Ecco, infatti, cosa si legge su L’Unità del 30 novembre 1946: “Non riusciremo mai a considerare aventi diritto ad asilo coloro che si sono riversati nelle nostre grandi città non sotto la spinta del nemico incalzante, ma impauriti dall’alito di libertà che precedeva o coincideva con l’avanzata degli eserciti liberatori. I gerarchi, i briganti neri, i profittatori che hanno trovato rifugio nelle città e vi sperperano le ricchezze rapinate e forniscono reclute alla delinquenza comune, non meritano davvero la nostra solidarietà né hanno diritto a rubarci pane e spazio che sono già così scarsi”. Si tratta in tutta evidenza di “una linea estremamente emblematica dell’atteggiamento politico strumentale e menzognero della sinistra di allora – si legge in un articolo uscito su Il Giornale d’Italia – e in parte anche di quella di oggi, secondo cui gli esuli erano fascisti e collaborazionisti espulsi dal paradiso dei lavoratori socialisti”, come era considerata la Jugoslavia di Tito.
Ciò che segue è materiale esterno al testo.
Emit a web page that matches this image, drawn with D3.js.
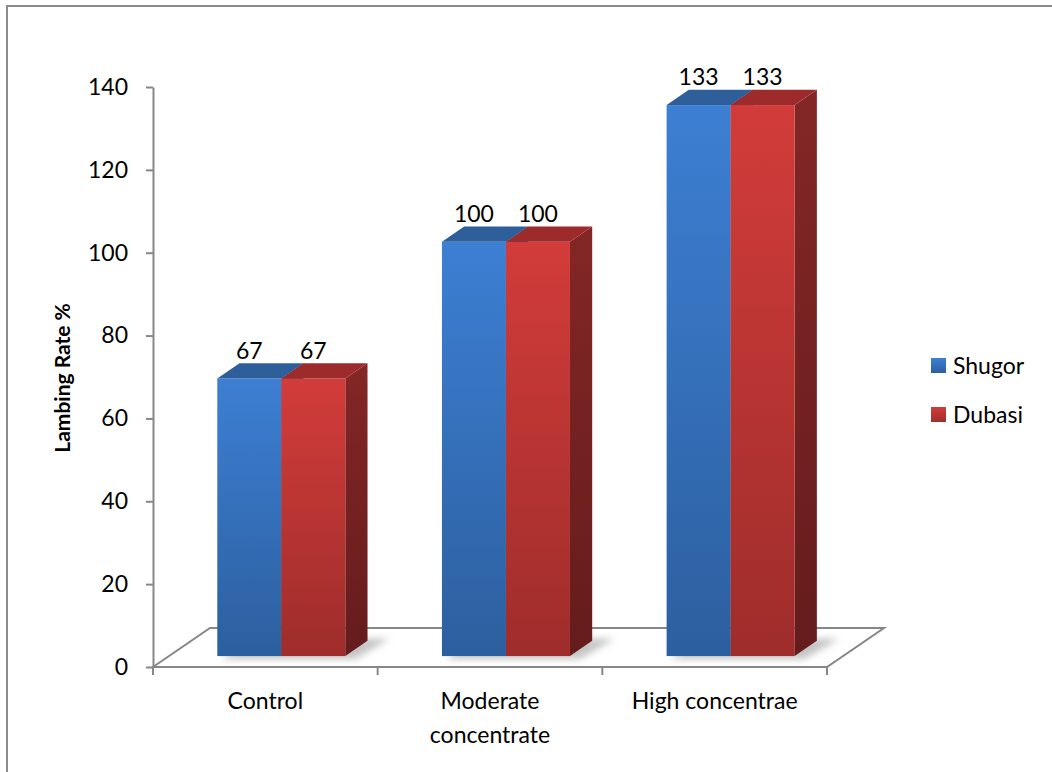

Di fronte a tanta ignoranza e ad altrettanto livore, l’unica possibile risposta è raccontare la verità. Come abbiamo fatto in questo pezzo (e a riprova dell’accaduto ci sono racconti e testimonianze di chi quel giorno era presente). La verità. Perché gli Esuli, oltre alle scuse (mai arrivate) per come vennero accolti, meritano che ci si impegni al massimo nel Ricordo. Non solo il 10 febbraio (quando si celebra la ricorrenza in onore dei martiri delle foibe e dell’esodo) ma sempre.